Man könnte es zumindest so deuten. Ich vergleiche das gern mit dem Camouflage-Muster: Es mag zwar so etwas geben wie ein „kommerzielles Camouflage“, doch am Ende sieht es aus wie Militär. Selbst die ironische Verwendung dessen finde ich moralisch nicht vertretbar. Die Aufmerksamkeit für Pelz ist da. Es gab ganze Kampagnen, Bluteimer wurden geschmissen. Pelz zu tragen ist ein gewisser ethischer Akt, ein Statement, über das es nachzudenken lohnt. Zu handeln finde ich ehrenwert und richtig, denn es muss nicht immer alles genauso bleiben, wie es ist. Es ist ja in den vergangenen Jahren allein durch die Tierschutzorganisation PETA viel verändert worden. Ich bin sogar der Meinung, dass PETA es modern gemacht hat, keinen Pelz zu tragen. Ob die Leute dadurch letztendlich ein Bewusstsein entwickelt haben oder nicht: Es hat auf alle Fälle ein paar Tiere gerettet und dadurch ist ja auch schon etwas erreicht.
Glauben Sie, dass man das Thema ganz ausrotten kann?
Mit Sicherheit nicht, also zumindest nicht in der nächsten Zeit. Das Thema Pelz beginnt ja quasi mit der Menschheit – als das erste wärmende Kleidungsstück. Wir sind damit im evolutionären Sinne sozusagen groß geworden.

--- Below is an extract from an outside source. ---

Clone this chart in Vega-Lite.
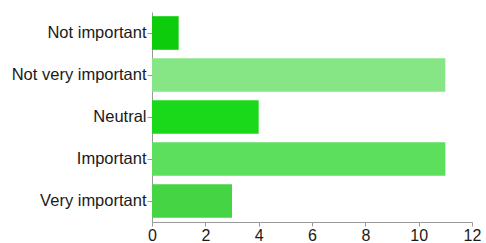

Generell darf man in der Pelzdiskussion nicht zu eindimensional vorgehen und muss auch den Kontext beleuchten: Klar ist es schick zu sagen, dass man gegen Pelz ist. Aber was ist mit Leder, Fleisch und vielem anderen? Wo fängt man an, wo hört man auf? Ein neues Bewusstsein muss über kurz oder lang geschaffen werden. Das ist unausweichlich.